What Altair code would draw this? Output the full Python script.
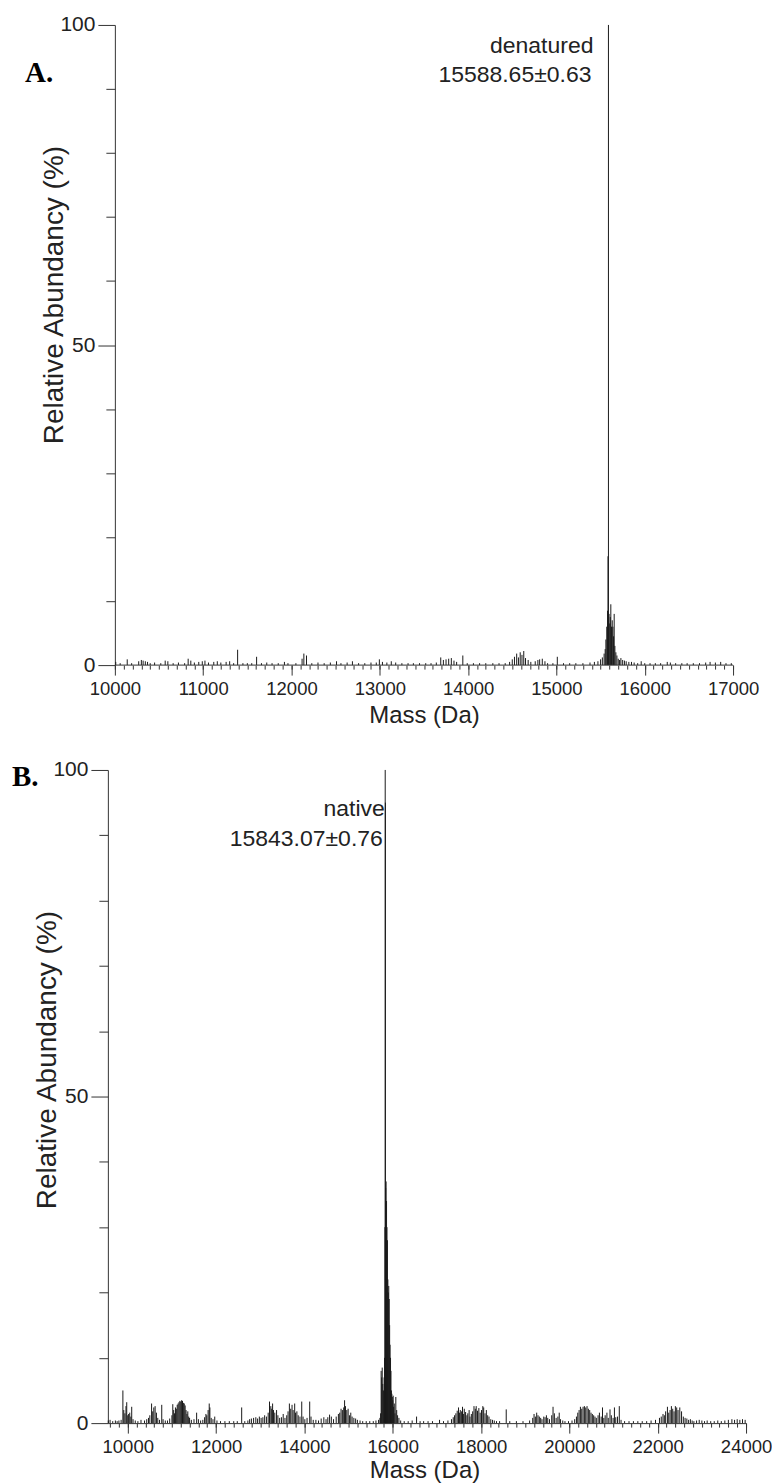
import altair as alt
import pandas as pd

# ---------------- data ----------------
A_MASS = [10010, 10060, 10140, 10190, 10270, 10300, 10320, 10345, 10370, 10400, 10450, 10520, 10570,
          10600, 10660, 10720, 10790, 10830, 10860, 10900, 10950, 10990, 11020, 11060, 11120, 11160,
          11200, 11260, 11300, 11345, 11390, 11450, 11500, 11550, 11605, 11660, 11720, 11780, 11850,
          11920, 11960, 12050, 12120, 12140, 12170, 12230, 12300, 12370, 12440, 12510, 12560, 12630,
          12690, 12760, 12830, 12900, 12960, 12995, 13030, 13080, 13130, 13180, 13250, 13320, 13380,
          13450, 13520, 13580, 13640, 13690, 13720, 13750, 13780, 13810, 13840, 13870, 13940, 13990,
          14060, 14130, 14200, 14280, 14350, 14420, 14470, 14500, 14525, 14550, 14570, 14590, 14610,
          14630, 14650, 14680, 14710, 14760, 14790, 14810, 14840, 14870, 14900, 14960, 15010, 15080,
          15150, 15220, 15300, 15380, 15430, 15470, 15500, 15520, 15540, 15552, 15560, 15570, 15579,
          15584, 15589, 15596, 15604, 15610, 15616, 15624, 15632, 15640, 15647, 15654, 15662, 15673,
          15685, 15700, 15715, 15730, 15750, 15770, 15790, 15820, 15850, 15880, 15920, 15960, 16000,
          16060, 16120, 16180, 16255, 16290, 16350, 16420, 16480, 16550, 16620, 16690, 16740, 16800,
          16860, 16920, 16980]
A_ABUND = [0.5, 0.3, 0.9, 0.3, 0.6, 0.8, 0.7, 0.6, 0.5, 0.3, 0.4, 0.3, 0.7,
           0.6, 0.3, 0.4, 0.3, 1.0, 0.7, 0.4, 0.5, 0.6, 0.7, 0.4, 0.5, 0.6,
           0.4, 0.5, 0.6, 0.3, 2.4, 0.3, 0.3, 0.3, 1.3, 0.3, 0.4, 0.3, 0.3,
           0.5, 0.3, 0.3, 1.0, 1.8, 1.5, 0.3, 0.4, 0.3, 0.4, 0.6, 0.3, 0.4,
           0.6, 0.3, 0.3, 0.4, 0.4, 0.9, 0.5, 0.4, 0.6, 0.4, 0.3, 0.3, 0.3,
           0.3, 0.3, 0.3, 0.4, 1.2, 0.8, 0.9, 1.0, 1.1, 0.7, 0.5, 1.5, 0.3,
           0.3, 0.3, 0.3, 0.3, 0.3, 0.3, 0.5, 0.9, 1.3, 1.8, 1.2, 2.0, 1.6,
           2.2, 1.1, 0.8, 0.5, 0.6, 0.8, 0.9, 1.0, 0.6, 0.3, 0.3, 1.3, 0.3,
           0.3, 0.3, 0.3, 0.4, 0.5, 0.6, 0.9, 1.2, 1.8, 2.5, 4.0, 6.0, 8.5,
           17.0, 100.0, 8.0, 6.5, 7.5, 9.5, 6.0, 7.0, 6.0, 4.5, 8.0, 3.0, 2.0,
           1.5, 1.0, 0.8, 1.1, 0.8, 0.7, 0.6, 0.5, 0.5, 0.4, 0.3, 0.6, 0.3,
           0.3, 0.3, 0.3, 0.5, 0.4, 0.3, 0.3, 0.3, 0.3, 0.3, 0.4, 0.5, 0.4,
           0.5, 0.3, 0.3]

B_MASS = [9560, 9600, 9660, 9720, 9760, 9800, 9850, 9890, 9910, 9935, 9960, 9977, 10000, 10020, 10045,
          10070, 10090, 10120, 10170, 10230, 10300, 10380, 10430, 10470, 10500, 10540, 10565, 10590,
          10620, 10650, 10680, 10720, 10770, 10800, 10850, 10900, 10950, 11000, 11020, 11040, 11060,
          11080, 11100, 11120, 11140, 11160, 11180, 11200, 11220, 11240, 11260, 11280, 11300, 11320,
          11340, 11360, 11380, 11400, 11440, 11500, 11560, 11600, 11650, 11700, 11740, 11770, 11790,
          11820, 11845, 11860, 11890, 11930, 11970, 12020, 12100, 12200, 12300, 12400, 12480, 12580,
          12650, 12720, 12760, 12800, 12850, 12900, 12940, 12980, 13020, 13060, 13100, 13140, 13180,
          13210, 13240, 13260, 13280, 13300, 13330, 13370, 13400, 13440, 13480, 13520, 13560, 13600,
          13630, 13660, 13690, 13720, 13745, 13780, 13800, 13830, 13860, 13900, 13940, 13970, 14010,
          14060, 14120, 14150, 14200, 14260, 14320, 14380, 14440, 14490, 14530, 14570, 14610, 14660,
          14720, 14770, 14800, 14830, 14860, 14890, 14910, 14930, 14960, 14990, 15020, 15050, 15080,
          15120, 15160, 15200, 15260, 15320, 15400, 15480, 15560, 15620, 15680, 15710, 15725, 15738,
          15750, 15762, 15775, 15790, 15805, 15815, 15824, 15830, 15834, 15840, 15850, 15860, 15870,
          15880, 15890, 15900, 15910, 15920, 15930, 15940, 15950, 15960, 15970, 15980, 15990, 16000,
          16010, 16020, 16035, 16050, 16070, 16090, 16110, 16140, 16180, 16260, 16350, 16440,
          16540, 16620, 16700, 16800, 16900, 17060, 17150, 17250, 17330, 17370, 17400, 17430, 17460,
          17490, 17510, 17530, 17560, 17580, 17600, 17620, 17650, 17680, 17700, 17730, 17750, 17780,
          17810, 17840, 17870, 17890, 17920, 17950, 17980, 18010, 18040, 18060, 18090, 18120, 18150,
          18180, 18220, 18260, 18300, 18350, 18420, 18570, 18650, 18800, 18950, 19100, 19170, 19200,
          19230, 19260, 19290, 19320, 19350, 19380, 19420, 19450, 19480, 19510, 19550, 19600, 19630,
          19660, 19700, 19740, 19770, 19800, 19850, 19900, 19980, 20060, 20120, 20160, 20190, 20220,
          20250, 20280, 20310, 20340, 20370, 20400, 20430, 20460, 20490, 20520, 20550, 20580, 20610,
          20650, 20680, 20720, 20750, 20780, 20810, 20850, 20880, 20920, 20950, 20990, 21020, 21050,
          21090, 21130, 21170, 21250, 21350, 21450, 21550, 21650, 21750, 21850, 21950, 22040, 22080,
          22120, 22150, 22180, 22220, 22250, 22280, 22310, 22340, 22370, 22400, 22430, 22460, 22500,
          22540, 22580, 22620, 22660, 22700, 22740, 22780, 22820, 22880, 22940, 23000, 23060, 23120,
          23200, 23280, 23360, 23440, 23520, 23600, 23680, 23740, 23800, 23860, 23920, 23980]
B_ABUND = [0.4, 0.5, 0.3, 0.4, 0.3, 0.4, 0.5, 5.0, 2.0, 1.5, 2.6, 3.2, 1.2, 1.4, 1.6,
           1.0, 2.5, 0.6, 0.4, 0.3, 0.5, 0.4, 0.6, 0.8, 1.2, 3.0, 1.8, 2.4,
           2.6, 1.6, 0.8, 0.5, 2.8, 0.6, 0.4, 0.4, 0.7, 1.2, 2.9, 2.0, 1.5,
           2.4, 2.2, 2.8, 3.0, 3.2, 3.4, 3.3, 3.5, 3.4, 3.1, 3.0, 2.7, 2.0,
           1.4, 1.8, 1.0, 0.8, 0.5, 0.6, 1.6, 0.6, 0.4, 0.5, 0.9, 1.4, 1.2,
           2.0, 3.0, 2.4, 0.8, 0.6, 1.0, 0.4, 0.3, 0.3, 0.3, 0.3, 0.3, 2.4,
           0.3, 0.4, 0.6, 0.7, 0.8, 0.9, 0.7, 1.0, 0.8, 0.9, 1.2, 1.0, 1.6,
           3.3, 2.6, 2.2, 3.0, 2.0, 1.6, 2.0, 1.2, 0.8, 0.9, 1.4, 0.8, 1.2,
           1.8, 3.0, 2.2, 2.8, 2.0, 3.0, 1.6, 1.8, 1.2, 1.0, 3.3, 1.0, 0.6,
           0.8, 3.3, 1.0, 0.5, 0.5, 0.4, 0.7, 0.9, 0.6, 0.9, 1.3, 1.0, 0.6,
           1.0, 1.4, 1.6, 2.2, 2.0, 2.4, 3.5, 2.6, 2.0, 2.2, 1.2, 1.6, 1.0,
           0.8, 0.7, 0.5, 0.4, 0.3, 0.3, 0.3, 0.3, 0.4, 0.5, 0.8, 1.5, 8.0,
           7.0, 8.5, 6.0, 5.0, 7.0, 10.0, 30.0, 100.0, 95.0, 36.0, 37.0, 34.0, 30.0,
           28.0, 22.0, 20.0, 21.0, 19.0, 15.0, 12.0, 10.0, 8.0, 5.0, 4.5, 4.0, 3.5,
           4.2, 2.5, 3.0, 1.5, 4.0, 2.0, 1.2, 0.8, 0.4, 0.3, 0.3, 0.4,
           1.0, 0.3, 0.3, 0.3, 0.3, 0.5, 0.3, 0.4, 0.6, 0.9, 1.2, 1.5, 1.9,
           2.4, 1.6, 2.0, 1.8, 2.5, 1.4, 2.2, 1.7, 1.2, 1.5, 2.0, 1.0, 1.4,
           1.8, 2.6, 2.2, 2.6, 1.9, 2.3, 1.6, 2.0, 2.6, 2.4, 1.5, 2.0, 1.2,
           1.0, 0.6, 0.5, 0.4, 0.3, 0.3, 2.1, 0.3, 0.3, 0.3, 0.4, 0.8, 1.4,
           1.0, 1.6, 1.2, 1.0, 0.8, 0.6, 1.0, 0.9, 1.2, 0.8, 0.6, 1.2, 2.5,
           1.5, 0.8, 1.0, 1.6, 0.6, 0.4, 0.3, 0.3, 0.4, 0.6, 1.0, 1.6, 2.0,
           2.5, 2.2, 2.5, 2.6, 2.4, 2.6, 2.2, 2.0, 1.6, 1.4, 1.2, 1.0, 0.8,
           1.2, 1.6, 1.0, 2.4, 0.8, 1.2, 1.6, 0.8, 2.1, 1.2, 0.8, 2.4, 0.9,
           1.0, 2.6, 0.5, 0.3, 0.3, 0.3, 0.3, 0.3, 0.3, 0.4, 0.5, 0.8, 1.0,
           1.4, 1.2, 1.8, 2.5, 1.6, 2.0, 2.6, 2.2, 1.8, 2.6, 2.4, 2.0, 2.4,
           1.8, 1.0, 0.8, 0.7, 0.5, 0.6, 0.4, 0.3, 0.4, 0.5, 0.4, 0.3, 0.4,
           0.3, 0.3, 0.4, 0.3, 0.4, 0.5, 0.6, 0.5, 0.6, 0.5, 0.6, 0.5]

A_XTICKS = [10000, 11000, 12000, 13000, 14000, 15000, 16000, 17000]
A_XMINOR = list(range(10000, 17001, 100))
B_XTICKS = [10000, 12000, 14000, 16000, 18000, 20000, 22000, 24000]
B_XMINOR = list(range(9600, 24001, 200))
Y_TICKS = [0, 50, 100]
Y_MINOR = [10, 20, 30, 40, 60, 70, 80, 90]

A_NOTE = ["denatured", "15588.65±0.63"]
B_NOTE = ["native", "15843.07±0.76"]
A_PEAK = 15588.65
B_PEAK = 15843.07
A_TAG = "A."
B_TAG = "B."
X_TITLE = "Mass (Da)"
Y_TITLE = "Relative Abundancy (%)"

FONT = "Liberation Sans"
INK = "#1a1a1a"
AXC = "#333333"
TXT = "#222222"


def panel(mass, abund, dom, xt, xm, w, h, yoff, title_x, title_y_x, title_y_y, xtitle_y,
          notes, note_levels, note_dx, peak, tag, tag_x, tag_y, baseline=None):
    df = pd.DataFrame({"mass": mass, "abund": abund})
    xs = alt.Scale(domain=dom, nice=False, zero=False)
    ys = alt.Scale(domain=[0, 100], nice=False, zero=False)

    sticks = alt.Chart(df).mark_rule(color=INK, strokeWidth=1).encode(
        x=alt.X("mass:Q", scale=xs, axis=alt.Axis(
            orient="bottom", values=xt, format="d", tickSize=10, labelFontSize=18.5,
            labelPadding=4, labelFlush=False, domain=baseline is None, title=X_TITLE,
            titleFontSize=24, titleX=title_x, titleY=xtitle_y, titleBaseline="alphabetic",
            titleAlign="center")),
        y=alt.Y("abund:Q", scale=ys, axis=alt.Axis(
            orient="left", values=Y_TICKS, format="d", tickSize=17, labelFontSize=21,
            labelPadding=3, offset=yoff, title=Y_TITLE, titleFontSize=28, titleAngle=270,
            titleX=title_y_x, titleY=title_y_y, titleBaseline="alphabetic", titleAlign="center")),
        y2=alt.datum(0),
    )
    minor = alt.Chart(df).mark_point(opacity=0).encode(
        x=alt.X("mass:Q", scale=xs, axis=alt.Axis(
            orient="bottom", values=xm, tickSize=4, labels=False, domain=False, title=None)),
        y=alt.Y("abund:Q", scale=ys, axis=alt.Axis(
            orient="left", values=Y_MINOR, tickSize=9, labels=False, domain=False,
            offset=yoff, title=None)),
    )
    layers = [sticks, minor]
    for txt, lvl, dx in zip(notes, note_levels, note_dx):
        layers.append(
            alt.Chart(pd.DataFrame({"t": [txt]})).mark_text(
                font=FONT, fontSize=23, color=TXT, align="right", baseline="alphabetic", dx=dx
            ).encode(
                text="t:N",
                x=alt.XDatum(peak, axis=None),
                y=alt.YDatum(lvl, axis=None),
            )
        )
    layers.append(
        alt.Chart(pd.DataFrame({"t": [tag]})).mark_text(
            font="Liberation Serif", fontSize=29, fontWeight="bold", color="#000000",
            align="left", baseline="alphabetic"
        ).encode(text="t:N", x=alt.value(tag_x), y=alt.value(tag_y))
    )
    if baseline is not None:
        layers.append(
            alt.Chart(pd.DataFrame({"a": [baseline[0]], "b": [baseline[1]]})).mark_rule(
                color=AXC, strokeWidth=1
            ).encode(
                x=alt.X("a:Q", axis=None),
                x2="b:Q",
                y=alt.YDatum(0, axis=None),
            )
        )
    return alt.layer(*layers).resolve_axis(x="independent", y="independent").properties(
        width=w, height=h)


# panel A: plot area 108..734 (axis drawn at 10000 -> 115), 25..666
panel_a = panel(A_MASS, A_ABUND, [9920.8, 17000], A_XTICKS, A_XMINOR, 626, 641, -7,
                316.5, -52, 270, 57,
                A_NOTE, [95.6, 91.1], [-15, -17], A_PEAK, A_TAG, -83, 57,
                baseline=[10000, 17000])
# panel B: plot area 108..747, 769..1423
panel_b = panel(B_MASS, B_ABUND, [9550, 24000], B_XTICKS, B_XMINOR, 639, 654, 0,
                317, -52, 290, 54,
                B_NOTE, [93.0, 88.4], [-1, -3], B_PEAK, B_TAG, -96, 16)

chart = alt.vconcat(panel_a, panel_b, spacing=32).properties(
    padding={"left": 4, "top": 5, "right": 0, "bottom": 0}
).configure_axis(
    grid=False, domainColor=AXC, tickColor=AXC, domainWidth=1, tickWidth=1,
    labelColor=TXT, titleColor=TXT, labelFont=FONT, titleFont=FONT, titleFontWeight="normal"
).configure_view(stroke=None)

chart.save("out.html", embed_options={"renderer": "svg", "actions": False})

──────

**DO THIS:** Reproduce only the lines from the beginning of the data through the line that contains "import pandas as pd", both included, and please drop the pictures.

**OUTPUT FOR THIS EXERCISE:**
What Altair code would draw this? Output the full Python script.
import altair as alt
import pandas as pd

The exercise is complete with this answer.